I believe that we are looking at this horse from the wrong angle. Instead of treating risk assessment and management as a sort of cloudy project from which anything could appear to frighten us, why not start with the following from my Qualidoc Internal Audit Checklist which is based on the AS100C standard combined with ISO9001:2008 (2015)? There are 14 sets of questions covering all sections of the standards.The set below is for auditing Resource Management. If you use the responses to these questions as markers for your risk assessment and management you will have a good grasp of the requirements. I have left three numbered blank spaces at the end of each set of questions to allow the auditor’s mind to consider additional questions.
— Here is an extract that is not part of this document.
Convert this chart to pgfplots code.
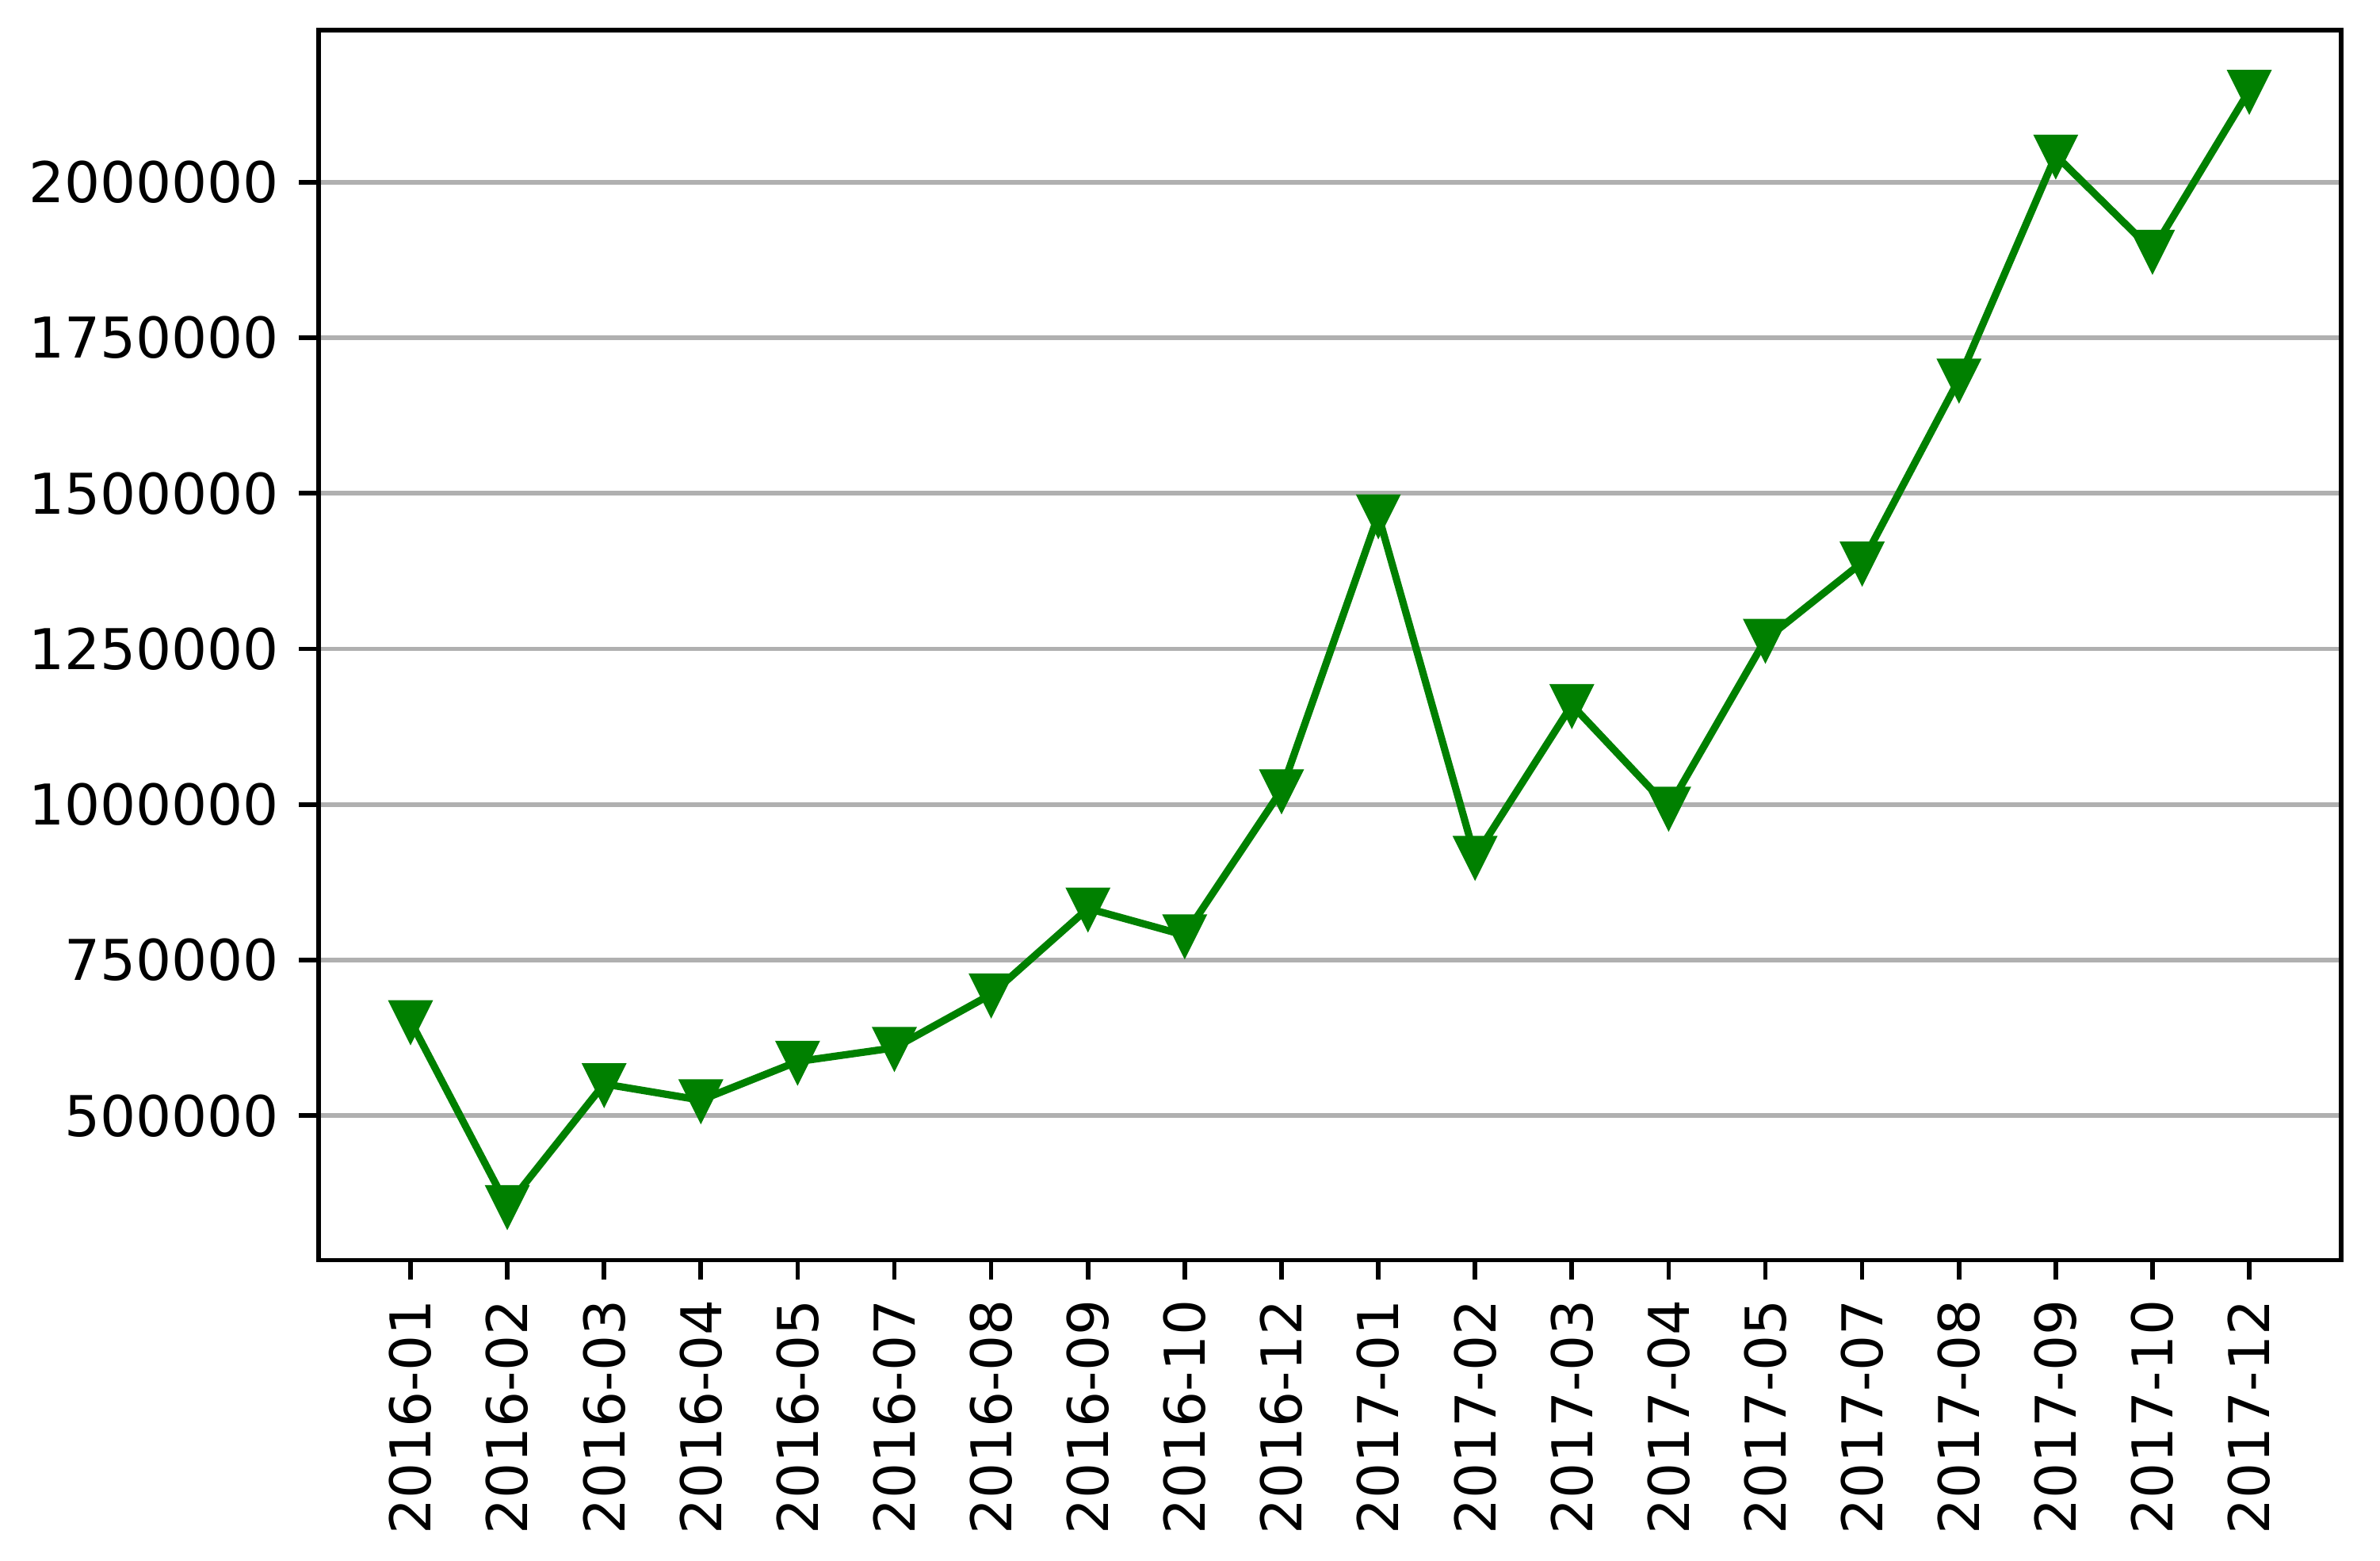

IMH is short for I.M. Happy Company.

 

Have training needs been identified for all personnel whose job activities affect the quality system?
Have personnel been trained in processes identified in the Quality Assurance Procedures?
Have training and certification records been maintained for personnel involved with quality control, purchasing and production?
Are personnel aware of the importance of their activities, and their effect on the quality system and company quality objectives?
Are resources available to implement, maintain and continually improve the quality management system?
Are personnel competent on the basis of appropriate education, training, skills and experience?
Has the necessary competence been established at a suitably early stage for personnel performing work affecting product conformance, especially critical parts and customer special requirements?
Has the appropriate infrastructure been determined, provided and maintained to achieve product requirements, including (as applicable):

  • buildings, workspace and associated utilities,
  • process equipment (hardware and software), and
  • supporting services (transport, communication or information systems),
  • storage environment, especially for critical parts.

 

Has the working environment been assessed to determine the environment needed to achieve product conformity; e.g., noise level, temperature, humidity, lighting or weather?
Is the corporate risk management strategy known to all personnel?
Has the Audit Plan been updated to reflect persistent nonconformances?
Do the results from this section affect any other sections of the Quality System Audit Checklist?
Have the RISKS associated with the above questions been assessed and risk management assigned to the appropriate IMH responsibility and authority?

 

For example, if the answer to “Has the Audit Plan been updated to reflect persist nonconformances”  is “No”, then what are the risks attached to this omission? We are simply looking at consequences for our behaviour. Once you consider the answers to these questions, they will open up risks and once we think of risk assessment and management in these terms, they are not so intimidating. Also it does not depend on numbers but on the judgement of experienced people.

There are risks inherent in every business process, but if you start with the questions I have put together, from which you can establish the integrity of your quality system, you will be able to face an assessors’ questions with equanimity.